John Woitt

No. 48
- Position:: Defensive back

Personal information
- Born:: June 29, 1946 (age 79) Yakima, Washington, U.S.
- Height:: 5 ft 11 in (1.80 m)
- Weight:: 171 lb (78 kg)

Career information
- High school:: Pascagoula (MS)
- College:: Mississippi State
- NFL draft:: 1968: undrafted

Career history
- San Francisco 49ers (1968–1969);

Career NFL statistics
- Games played:: 28
- Games started:: 4
- Interceptions:: 1
- Interception touchdowns:: 1
- Fumble recoveries:: 2
- Stats at Pro Football Reference

= John Woitt =

American football player (born 1946)

John Merit Woitt (born June 29, 1946) is an American former professional football player who was a defensive back for the San Francisco 49ers of the National Football League (NFL).
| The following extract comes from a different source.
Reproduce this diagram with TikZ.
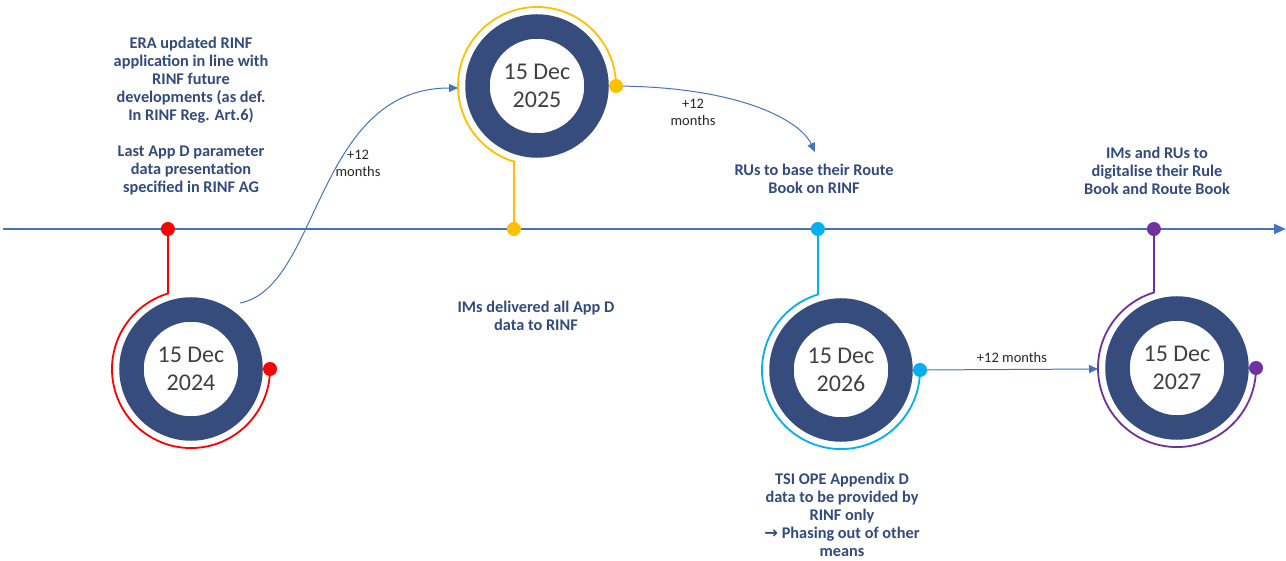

He played college football for the Mississippi State Bulldogs.

== College career ==
Woitt played college at Mississippi State. Woitt played running back in college. In his senior year, he ran 3 times for 60 yards. He also caught 8 passes for 82 yards and 2 touchdowns.

== Professional career ==
Woitt signed with the San Francisco 49ers as an undrafted free agent in 1968 and he was converted to a defensive back. In his rookie season, he played all 14 games and recovered 1 fumble. He remained with the 49ers for his second year. In his second year, he was a bit more involved and was a starter for 4 games. In week six of the season against the Baltimore Colts, he picked off the quarterback for a 57-yard touchdown in the 24-21 victory.